Despite open access and the existence of a robust secretariat staffed with many experts to assist the Council, the Council was not able to plough through all the extensive public input systematically, as it only had four months to complete its task. Some Council members never looked at any of it; it was entirely up to each member to navigate through the information and decide what to take in or consider. Furthermore, members never felt obligated to adopt inputs they did not agree with. (Bergmann, Citation2016, p. 24)

Not only was the process far less participatory than commonly presented, Bergmann shows that it was not effectively ‘plugged into the power socket’ either. There was relatively little salience for constitutional reform as opposed to economic reform and criminal prosecution of those responsible for the banking crisis of 2008; the forums that were set up to address the constitutional issues suffered lower and lower turnouts and loss of support; the Council itself gathered powerful enemies as its legitimacy drained away; the outputs were merely recommendations; and with a change of government in 2013 the entire process was shelved. In short, the anticipatory effect of an actual, mass decision making moment was not present in the Icelandic case, which drained the energy out of the participatory, deliberative forums.

Conclusions

If we judge referendums against the classic criteria for deliberation, we usually find that there is little deliberative about them, but no institution can match all the criteria. Instead, this paper has asked a more systemic question: what roles can referendums play in deliberative democracies? Given a particular account of deliberative systems, I have argued that they can play two critical roles, one at each end of a deliberative sequence. The first is somewhat unexpected but highly qualified: referendums make salient not just proposals for action that emerge from minority-elite politics, but also the broad pool of narratives about collective life – indeed, they make the narratives particularly salient. In an individual referendum campaign it may be less important whether the proposals or narratives came first, so long as the proposals can be redeemed by reference to the narratives, although that is subject to an authenticity test that may be hard to meet in the real world of communicative power relations. It certainly matters in the aggregate if the proposals of certain sources are consistently privileged, and if wider narratives on particular issues are largely manufactured by those same interests.

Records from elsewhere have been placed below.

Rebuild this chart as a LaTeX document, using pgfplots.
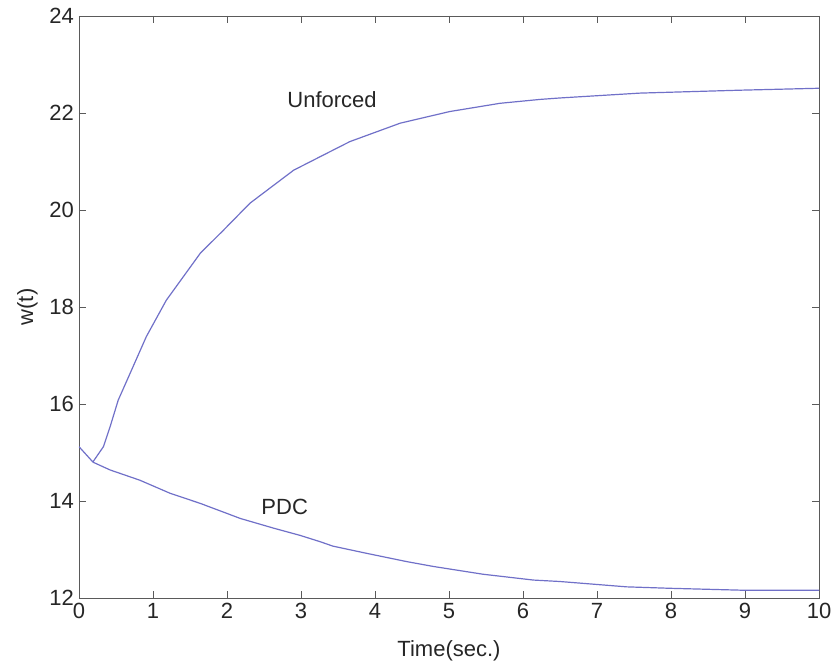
\documentclass[border=0pt]{standalone}
\usepackage{fontspec}
\setmainfont{Liberation Sans}
\usepackage{pgfplots}
\pgfplotsset{compat=1.18}
\definecolor{curve}{RGB}{112,112,200}
\definecolor{frame}{RGB}{90,90,90}

\begin{document}
\begin{tikzpicture}
\begin{axis}[
  scale only axis,
  width=370pt, height=291pt,
  xmin=0, xmax=10, ymin=12, ymax=24,
  xtick={0,1,...,10}, ytick={12,14,...,24},
  tick align=inside,
  major tick length=3.5pt,
  axis line style={frame},
  tick style={frame},
  every tick label/.append style={font=\fontsize{11}{13}\selectfont, text=black!85},
  /pgf/number format/assume math mode=true,
  xticklabel style={yshift=1pt},
  yticklabel style={xshift=1pt},
  xlabel={Time(sec.)}, ylabel={w(t)},
  label style={font=\fontsize{11}{13}\selectfont, text=black!85},
  xlabel style={yshift=-4pt},
  ylabel style={yshift=-1pt},
]
% unforced response
\addplot[curve, line width=0.6pt] coordinates {
  (0.19,14.81) (0.33,15.12) (0.42,15.53) (0.53,16.08) (0.69,16.63)
  (0.91,17.39) (1.18,18.14) (1.64,19.11) (1.95,19.58) (2.31,20.14)
  (2.90,20.82) (3.26,21.10) (3.66,21.41) (4.34,21.79) (5.01,22.03)
  (5.69,22.20) (6.23,22.28) (6.5,22.31) (7.58,22.41) (8.93,22.47) (10,22.51)
};
% PDC controlled
\addplot[curve, line width=0.6pt] coordinates {
  (0,15.12) (0.19,14.80) (0.42,14.64) (0.82,14.43) (1.23,14.16)
  (1.64,13.95) (2.18,13.64) (2.63,13.44) (2.99,13.29) (3.26,13.16)
  (3.43,13.07) (3.89,12.92) (4.43,12.75) (4.79,12.65) (5.46,12.49)
  (6.14,12.37) (6.5,12.34) (7.4,12.23) (7.99,12.20) (8.98,12.16) (10,12.16)
};
\node[font=\fontsize{11}{13}\selectfont, text=black!85] at (axis cs:3.42,22.27) {Unforced};
\node[font=\fontsize{11}{13}\selectfont, text=black!85] at (axis cs:2.78,13.88) {PDC};
\end{axis}
\pgfresetboundingbox
\useasboundingbox (-39.5pt,-32.5pt) rectangle (377pt,299pt);
\end{tikzpicture}
\end{document}
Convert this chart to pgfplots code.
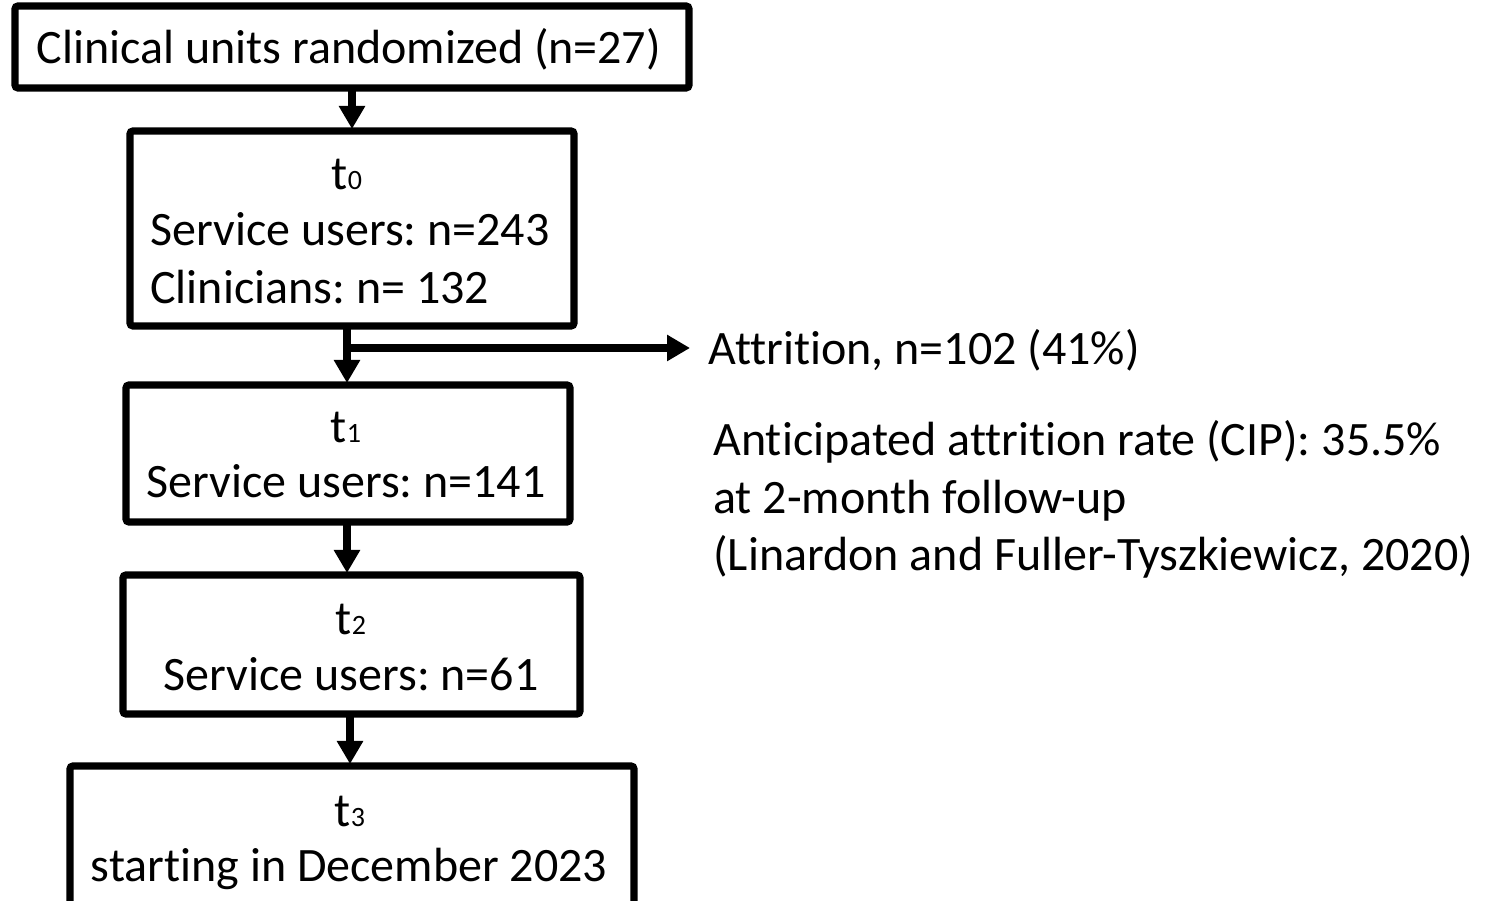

The second role is that referendums provide an unmatched ability for the mass public to endorse or reject proposals or agreements reached elsewhere by some smaller group of representatives, elected or selected. I have suggested, along with Landemore and others, that ‘agreements reached elsewhere’ might be the agreements of a randomly-selected institution that lacks decision authority on its own, but possesses the deliberative virtues of reflective listening, weighing alternatives, and co-creation of paths forward. It might also be that referendums are needed at constitution-making moments, endorsing new rules of the democratic game rather than each move within it.

But the relationship between small, deliberative bodies and mass referendums runs in the other direction too. The small bodies – minipublics – act not so much as ‘trusted information proxies’ with ‘recommending force’ (MacKenzie & Warren, Citation2012), but rather as stages that allow clarified claims, with their supporting narratives, to be made more widely available to the mass public, who use such scripts in their own everyday deliberations before voting. The minipublics work this way because the referendum exists – it does not work (or, rather, does not work as well) without the focal, mass decision-making moment of a referendum vote.

What referendums cannot do on their own is produce deliberation, the noun. They can provide some of the pre-conditions for deliberation, but they cannot, by themselves, effectively connect claims with reasons, weigh alternatives, or produce creative pathways out of disagreement. We need other institutions to do that work. In some ways this is obvious: they are agenda-setting and preference aggregation tools, not creative problem-solving ones, and so it is unreasonable to expect them to feature all – or even very many – of the longer list of desirable features of a deliberative democracy.

To play effective roles in large-scale, deliberative democracies, referendums need to be the end point of longer, multi-site, multi-method processes that include at least one focal, well-publicised deliberative forum. At the same time, for such forums to serve their ends, they need to be plugged into both the informal public sphere and formal decision making. Referendums, in the limited ways suggested here, can help achieve both of those goals.

Acknowledgements

This paper relies on primary research conducted as part of the Sparking a National Conversation project, funded by the Australian Research Council (DP160102598). My thanks to the ARC for their support; the Centre for Deliberative Democracy and Global Governance at the University of Canberra, the project’s institutional home; and to Alice el-Wakil, Spencer McKay, and the journal’s anonymous reviewers for their constructive comments and criticisms.

Disclosure Statement

No potential conflict of interest was reported by the author(s).

Notes on contributor

John Parkinson is Professor of Social and Political Philosophy at Maastricht University, and Adjunct Professor of Politics, University of Canberra. He works on the relationships between formal policy making and a wide variety of practices in the public sphere, crossing boundaries between normative political theory, public policy, political sociology, and cultural studies. His published works includes Deliberating in the Real World (Oxford, 2006), Deliberative Systems with Jane Mansbridge (Cambridge, 2012), Democracy and Public Space (Oxford, 2012), and Mapping and Measuring Deliberation with André Bächtiger (Oxford, 2019). His next book will be Deliberative Systems in Action with Sebastian Delaile and Núria Franco-Guillén, also with Oxford University Press. E-mail: [email protected]

Additional information

Funding

This paper relies on primary research funded by the Australian Research Council (DP160102598).

Notes

1 Compare Smith (Citation2009) who argues that political institutions and practices should be evaluated in terms of the particular goods they help achieve or values they advance in a democratic system, and not against every possible democratic value simultaneously. See also Warren’s (Citation2017) ‘problem-based’ approach, which recommends more holistic, context-sensitive evaluation and not an exclusive focus on institutional design.

2 The remaining 33 members of the Convention were representatives of political parties, mainly from the Oireachtas, but also a small number of members from the Northern Ireland Assembly.